= Directive =
Which lines come from the start of the records through the line that holds "const rightTicks = [0,5,10,15,20,25];"? Write them out word for word.
# start of Provided information
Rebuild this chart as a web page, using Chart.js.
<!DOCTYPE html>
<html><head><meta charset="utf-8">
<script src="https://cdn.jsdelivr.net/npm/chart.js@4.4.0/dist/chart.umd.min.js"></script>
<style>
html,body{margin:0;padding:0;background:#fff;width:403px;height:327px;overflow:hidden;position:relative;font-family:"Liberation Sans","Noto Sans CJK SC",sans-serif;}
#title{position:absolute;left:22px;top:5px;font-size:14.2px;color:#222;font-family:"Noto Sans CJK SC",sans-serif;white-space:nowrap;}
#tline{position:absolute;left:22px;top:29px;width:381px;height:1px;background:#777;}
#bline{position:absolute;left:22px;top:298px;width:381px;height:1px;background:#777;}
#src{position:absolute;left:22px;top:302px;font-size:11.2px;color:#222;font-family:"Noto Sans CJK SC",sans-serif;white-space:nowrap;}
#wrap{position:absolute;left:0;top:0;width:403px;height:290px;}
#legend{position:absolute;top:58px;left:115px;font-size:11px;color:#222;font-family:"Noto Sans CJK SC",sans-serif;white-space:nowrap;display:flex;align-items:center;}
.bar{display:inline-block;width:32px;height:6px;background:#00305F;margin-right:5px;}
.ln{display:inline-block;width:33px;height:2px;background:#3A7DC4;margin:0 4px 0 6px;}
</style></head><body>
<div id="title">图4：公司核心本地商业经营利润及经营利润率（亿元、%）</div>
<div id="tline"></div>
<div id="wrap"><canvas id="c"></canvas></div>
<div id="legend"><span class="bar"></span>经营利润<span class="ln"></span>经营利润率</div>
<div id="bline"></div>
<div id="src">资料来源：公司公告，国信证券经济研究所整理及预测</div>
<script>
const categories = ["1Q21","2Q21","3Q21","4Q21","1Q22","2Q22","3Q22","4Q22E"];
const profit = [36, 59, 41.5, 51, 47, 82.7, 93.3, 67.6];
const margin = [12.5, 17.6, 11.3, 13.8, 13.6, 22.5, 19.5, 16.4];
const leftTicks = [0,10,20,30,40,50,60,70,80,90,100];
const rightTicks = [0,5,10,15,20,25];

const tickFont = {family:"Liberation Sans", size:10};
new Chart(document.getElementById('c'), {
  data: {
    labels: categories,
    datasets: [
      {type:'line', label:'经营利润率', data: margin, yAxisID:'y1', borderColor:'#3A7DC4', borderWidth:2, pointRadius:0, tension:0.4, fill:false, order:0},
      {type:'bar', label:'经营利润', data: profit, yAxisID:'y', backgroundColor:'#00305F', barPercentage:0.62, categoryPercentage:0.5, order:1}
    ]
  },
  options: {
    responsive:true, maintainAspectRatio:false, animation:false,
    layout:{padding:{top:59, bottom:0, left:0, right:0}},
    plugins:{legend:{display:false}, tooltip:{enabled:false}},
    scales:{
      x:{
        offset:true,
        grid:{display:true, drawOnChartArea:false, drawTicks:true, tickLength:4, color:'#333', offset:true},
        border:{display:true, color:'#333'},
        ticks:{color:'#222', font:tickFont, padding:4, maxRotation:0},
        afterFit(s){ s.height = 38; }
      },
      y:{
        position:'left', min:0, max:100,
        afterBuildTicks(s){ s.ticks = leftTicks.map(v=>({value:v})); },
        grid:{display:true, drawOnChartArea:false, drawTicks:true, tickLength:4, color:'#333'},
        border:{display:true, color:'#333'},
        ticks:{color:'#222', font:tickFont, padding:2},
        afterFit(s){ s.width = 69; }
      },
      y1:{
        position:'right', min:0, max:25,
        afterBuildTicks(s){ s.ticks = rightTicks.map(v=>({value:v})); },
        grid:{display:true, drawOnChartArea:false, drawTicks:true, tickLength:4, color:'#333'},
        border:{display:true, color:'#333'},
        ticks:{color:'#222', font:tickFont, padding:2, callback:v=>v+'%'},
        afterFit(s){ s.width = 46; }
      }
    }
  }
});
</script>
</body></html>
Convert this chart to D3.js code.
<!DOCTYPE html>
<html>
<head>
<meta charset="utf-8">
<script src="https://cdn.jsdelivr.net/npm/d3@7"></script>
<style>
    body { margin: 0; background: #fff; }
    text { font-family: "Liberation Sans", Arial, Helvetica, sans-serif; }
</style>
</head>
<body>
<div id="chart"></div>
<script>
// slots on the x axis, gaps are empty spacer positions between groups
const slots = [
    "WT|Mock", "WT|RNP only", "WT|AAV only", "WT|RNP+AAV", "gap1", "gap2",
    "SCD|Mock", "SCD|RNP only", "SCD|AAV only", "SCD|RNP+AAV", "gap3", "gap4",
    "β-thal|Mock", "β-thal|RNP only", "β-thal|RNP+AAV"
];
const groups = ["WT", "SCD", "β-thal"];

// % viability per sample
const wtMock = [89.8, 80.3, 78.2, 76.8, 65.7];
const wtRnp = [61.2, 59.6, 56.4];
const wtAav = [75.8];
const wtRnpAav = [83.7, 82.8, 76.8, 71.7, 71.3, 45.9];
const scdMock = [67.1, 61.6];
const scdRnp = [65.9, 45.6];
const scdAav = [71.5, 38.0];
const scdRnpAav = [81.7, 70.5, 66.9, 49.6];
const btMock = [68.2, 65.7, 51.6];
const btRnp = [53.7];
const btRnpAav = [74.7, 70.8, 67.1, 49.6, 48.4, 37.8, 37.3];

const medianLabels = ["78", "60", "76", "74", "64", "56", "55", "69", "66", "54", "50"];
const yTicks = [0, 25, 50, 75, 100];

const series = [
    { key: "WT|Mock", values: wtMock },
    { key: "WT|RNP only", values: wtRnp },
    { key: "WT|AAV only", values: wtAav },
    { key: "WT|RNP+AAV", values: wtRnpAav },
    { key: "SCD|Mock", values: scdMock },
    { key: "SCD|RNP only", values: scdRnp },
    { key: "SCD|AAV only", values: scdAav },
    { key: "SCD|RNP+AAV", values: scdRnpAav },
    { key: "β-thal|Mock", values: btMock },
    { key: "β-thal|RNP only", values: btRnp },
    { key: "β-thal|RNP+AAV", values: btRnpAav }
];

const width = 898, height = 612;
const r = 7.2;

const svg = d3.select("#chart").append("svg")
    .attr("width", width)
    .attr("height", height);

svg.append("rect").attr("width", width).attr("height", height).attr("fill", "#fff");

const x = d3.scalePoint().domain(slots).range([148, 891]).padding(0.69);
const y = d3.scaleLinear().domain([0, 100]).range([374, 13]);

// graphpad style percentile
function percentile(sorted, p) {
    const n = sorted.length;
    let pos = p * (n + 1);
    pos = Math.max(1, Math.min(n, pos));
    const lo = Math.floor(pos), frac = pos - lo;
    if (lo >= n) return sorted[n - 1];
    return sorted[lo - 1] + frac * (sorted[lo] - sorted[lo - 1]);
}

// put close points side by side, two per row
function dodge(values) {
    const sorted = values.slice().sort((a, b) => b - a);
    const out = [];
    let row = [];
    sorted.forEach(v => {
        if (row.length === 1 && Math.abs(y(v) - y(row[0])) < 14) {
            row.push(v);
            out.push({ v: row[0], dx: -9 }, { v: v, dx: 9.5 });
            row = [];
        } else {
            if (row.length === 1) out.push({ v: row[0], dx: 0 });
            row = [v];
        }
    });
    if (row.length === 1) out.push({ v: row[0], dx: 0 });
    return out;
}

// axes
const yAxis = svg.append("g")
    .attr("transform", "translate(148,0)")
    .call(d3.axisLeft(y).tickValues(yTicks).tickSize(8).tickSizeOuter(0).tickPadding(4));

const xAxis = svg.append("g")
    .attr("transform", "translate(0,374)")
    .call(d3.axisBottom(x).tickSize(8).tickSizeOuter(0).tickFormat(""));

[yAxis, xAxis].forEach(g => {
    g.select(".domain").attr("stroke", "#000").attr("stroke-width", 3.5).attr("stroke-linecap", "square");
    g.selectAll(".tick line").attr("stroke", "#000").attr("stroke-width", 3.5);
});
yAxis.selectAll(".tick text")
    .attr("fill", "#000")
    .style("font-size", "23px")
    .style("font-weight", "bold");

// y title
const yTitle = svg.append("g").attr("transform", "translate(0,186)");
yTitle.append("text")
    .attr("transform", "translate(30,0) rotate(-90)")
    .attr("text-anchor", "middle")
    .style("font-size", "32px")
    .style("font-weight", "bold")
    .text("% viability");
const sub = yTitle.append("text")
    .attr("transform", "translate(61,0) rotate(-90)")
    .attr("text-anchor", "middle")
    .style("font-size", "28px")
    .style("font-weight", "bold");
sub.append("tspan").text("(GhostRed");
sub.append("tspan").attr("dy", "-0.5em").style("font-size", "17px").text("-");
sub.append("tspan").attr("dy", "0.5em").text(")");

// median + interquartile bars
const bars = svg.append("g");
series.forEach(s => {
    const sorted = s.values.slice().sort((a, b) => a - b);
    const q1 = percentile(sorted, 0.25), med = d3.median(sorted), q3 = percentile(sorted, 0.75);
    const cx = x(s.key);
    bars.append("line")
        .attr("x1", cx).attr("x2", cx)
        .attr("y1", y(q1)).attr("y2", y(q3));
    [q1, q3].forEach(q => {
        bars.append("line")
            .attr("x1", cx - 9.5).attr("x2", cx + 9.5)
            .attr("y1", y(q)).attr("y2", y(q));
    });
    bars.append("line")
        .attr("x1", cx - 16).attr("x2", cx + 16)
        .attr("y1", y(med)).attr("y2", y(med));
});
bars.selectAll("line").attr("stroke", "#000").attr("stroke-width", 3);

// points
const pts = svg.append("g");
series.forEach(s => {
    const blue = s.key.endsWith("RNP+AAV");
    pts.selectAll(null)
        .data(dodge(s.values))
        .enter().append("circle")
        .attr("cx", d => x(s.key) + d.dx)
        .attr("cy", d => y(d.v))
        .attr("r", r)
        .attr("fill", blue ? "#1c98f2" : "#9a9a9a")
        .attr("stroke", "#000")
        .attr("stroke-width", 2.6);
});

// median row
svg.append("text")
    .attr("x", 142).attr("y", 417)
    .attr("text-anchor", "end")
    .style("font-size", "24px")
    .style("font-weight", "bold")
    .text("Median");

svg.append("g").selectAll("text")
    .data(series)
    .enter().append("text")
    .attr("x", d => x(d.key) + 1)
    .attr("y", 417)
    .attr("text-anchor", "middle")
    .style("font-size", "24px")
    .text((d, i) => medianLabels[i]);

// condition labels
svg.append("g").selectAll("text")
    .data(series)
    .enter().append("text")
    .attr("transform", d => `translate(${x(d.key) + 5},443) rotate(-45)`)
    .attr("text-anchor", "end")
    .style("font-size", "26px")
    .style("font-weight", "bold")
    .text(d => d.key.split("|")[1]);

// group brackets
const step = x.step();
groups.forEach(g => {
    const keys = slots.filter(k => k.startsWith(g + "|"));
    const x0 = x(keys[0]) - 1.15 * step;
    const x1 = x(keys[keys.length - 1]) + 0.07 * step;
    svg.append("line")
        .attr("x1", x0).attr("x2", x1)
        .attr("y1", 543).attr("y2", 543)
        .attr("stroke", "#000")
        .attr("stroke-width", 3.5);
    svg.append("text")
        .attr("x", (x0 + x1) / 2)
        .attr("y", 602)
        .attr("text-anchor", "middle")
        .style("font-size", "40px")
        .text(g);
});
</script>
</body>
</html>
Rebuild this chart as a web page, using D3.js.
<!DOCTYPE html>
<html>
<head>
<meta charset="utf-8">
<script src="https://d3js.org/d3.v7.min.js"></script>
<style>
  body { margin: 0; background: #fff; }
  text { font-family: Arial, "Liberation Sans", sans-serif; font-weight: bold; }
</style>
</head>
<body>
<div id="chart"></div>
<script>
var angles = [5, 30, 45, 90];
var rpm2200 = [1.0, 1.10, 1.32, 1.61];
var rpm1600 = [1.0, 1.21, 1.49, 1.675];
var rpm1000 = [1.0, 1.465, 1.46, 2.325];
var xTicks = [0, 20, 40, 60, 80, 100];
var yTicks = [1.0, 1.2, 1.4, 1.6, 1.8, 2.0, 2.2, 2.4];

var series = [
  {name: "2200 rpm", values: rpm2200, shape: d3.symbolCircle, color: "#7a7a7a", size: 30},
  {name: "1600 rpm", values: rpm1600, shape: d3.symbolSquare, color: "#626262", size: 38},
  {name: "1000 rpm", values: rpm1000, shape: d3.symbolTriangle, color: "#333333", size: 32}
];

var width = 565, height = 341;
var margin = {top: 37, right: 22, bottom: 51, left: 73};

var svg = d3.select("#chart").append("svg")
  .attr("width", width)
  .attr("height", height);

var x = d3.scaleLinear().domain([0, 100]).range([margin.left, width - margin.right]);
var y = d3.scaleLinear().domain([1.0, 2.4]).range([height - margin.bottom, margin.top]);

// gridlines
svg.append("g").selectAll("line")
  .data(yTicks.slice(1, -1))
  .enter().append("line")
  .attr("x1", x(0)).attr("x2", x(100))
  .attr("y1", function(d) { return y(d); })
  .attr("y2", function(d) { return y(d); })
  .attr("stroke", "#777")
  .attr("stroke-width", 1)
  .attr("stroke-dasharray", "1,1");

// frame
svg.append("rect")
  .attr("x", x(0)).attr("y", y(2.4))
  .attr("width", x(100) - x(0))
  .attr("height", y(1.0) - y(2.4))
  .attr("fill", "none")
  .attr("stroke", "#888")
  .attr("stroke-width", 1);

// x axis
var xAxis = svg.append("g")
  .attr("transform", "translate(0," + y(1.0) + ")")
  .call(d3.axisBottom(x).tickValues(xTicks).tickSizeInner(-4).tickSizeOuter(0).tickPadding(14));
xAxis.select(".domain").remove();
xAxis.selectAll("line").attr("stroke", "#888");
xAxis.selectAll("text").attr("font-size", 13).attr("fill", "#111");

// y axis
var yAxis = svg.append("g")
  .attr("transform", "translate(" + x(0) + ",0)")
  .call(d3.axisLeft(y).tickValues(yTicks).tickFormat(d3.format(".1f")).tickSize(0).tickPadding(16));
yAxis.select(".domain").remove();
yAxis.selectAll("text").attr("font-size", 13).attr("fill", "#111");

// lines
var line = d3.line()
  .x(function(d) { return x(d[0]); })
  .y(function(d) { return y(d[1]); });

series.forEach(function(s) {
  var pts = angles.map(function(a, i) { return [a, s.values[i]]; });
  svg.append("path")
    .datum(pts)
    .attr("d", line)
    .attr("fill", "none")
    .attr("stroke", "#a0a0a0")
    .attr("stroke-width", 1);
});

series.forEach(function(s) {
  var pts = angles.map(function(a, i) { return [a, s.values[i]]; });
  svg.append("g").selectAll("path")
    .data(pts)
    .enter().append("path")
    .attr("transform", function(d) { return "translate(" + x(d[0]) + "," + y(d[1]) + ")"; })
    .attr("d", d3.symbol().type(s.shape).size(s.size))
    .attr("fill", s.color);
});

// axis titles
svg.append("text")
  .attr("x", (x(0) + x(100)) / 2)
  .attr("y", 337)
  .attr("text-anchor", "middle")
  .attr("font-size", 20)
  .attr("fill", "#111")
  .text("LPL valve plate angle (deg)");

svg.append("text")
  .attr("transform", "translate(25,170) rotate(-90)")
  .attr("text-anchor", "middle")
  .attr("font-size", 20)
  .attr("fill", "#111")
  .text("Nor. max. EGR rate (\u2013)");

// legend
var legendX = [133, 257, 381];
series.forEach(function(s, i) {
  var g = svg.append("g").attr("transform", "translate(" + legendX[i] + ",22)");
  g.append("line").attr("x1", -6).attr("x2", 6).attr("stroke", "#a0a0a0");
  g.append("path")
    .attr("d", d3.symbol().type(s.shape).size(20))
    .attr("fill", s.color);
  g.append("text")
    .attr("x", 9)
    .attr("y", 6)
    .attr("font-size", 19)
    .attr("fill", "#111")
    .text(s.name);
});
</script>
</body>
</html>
# end of Provided information
= Final answer =
Rebuild this chart as a web page, using Chart.js.
<!DOCTYPE html>
<html><head><meta charset="utf-8">
<script src="https://cdn.jsdelivr.net/npm/chart.js@4.4.0/dist/chart.umd.min.js"></script>
<style>
html,body{margin:0;padding:0;background:#fff;width:403px;height:327px;overflow:hidden;position:relative;font-family:"Liberation Sans","Noto Sans CJK SC",sans-serif;}
#title{position:absolute;left:22px;top:5px;font-size:14.2px;color:#222;font-family:"Noto Sans CJK SC",sans-serif;white-space:nowrap;}
#tline{position:absolute;left:22px;top:29px;width:381px;height:1px;background:#777;}
#bline{position:absolute;left:22px;top:298px;width:381px;height:1px;background:#777;}
#src{position:absolute;left:22px;top:302px;font-size:11.2px;color:#222;font-family:"Noto Sans CJK SC",sans-serif;white-space:nowrap;}
#wrap{position:absolute;left:0;top:0;width:403px;height:290px;}
#legend{position:absolute;top:58px;left:115px;font-size:11px;color:#222;font-family:"Noto Sans CJK SC",sans-serif;white-space:nowrap;display:flex;align-items:center;}
.bar{display:inline-block;width:32px;height:6px;background:#00305F;margin-right:5px;}
.ln{display:inline-block;width:33px;height:2px;background:#3A7DC4;margin:0 4px 0 6px;}
</style></head><body>
<div id="title">图4：公司核心本地商业经营利润及经营利润率（亿元、%）</div>
<div id="tline"></div>
<div id="wrap"><canvas id="c"></canvas></div>
<div id="legend"><span class="bar"></span>经营利润<span class="ln"></span>经营利润率</div>
<div id="bline"></div>
<div id="src">资料来源：公司公告，国信证券经济研究所整理及预测</div>
<script>
const categories = ["1Q21","2Q21","3Q21","4Q21","1Q22","2Q22","3Q22","4Q22E"];
const profit = [36, 59, 41.5, 51, 47, 82.7, 93.3, 67.6];
const margin = [12.5, 17.6, 11.3, 13.8, 13.6, 22.5, 19.5, 16.4];
const leftTicks = [0,10,20,30,40,50,60,70,80,90,100];
const rightTicks = [0,5,10,15,20,25];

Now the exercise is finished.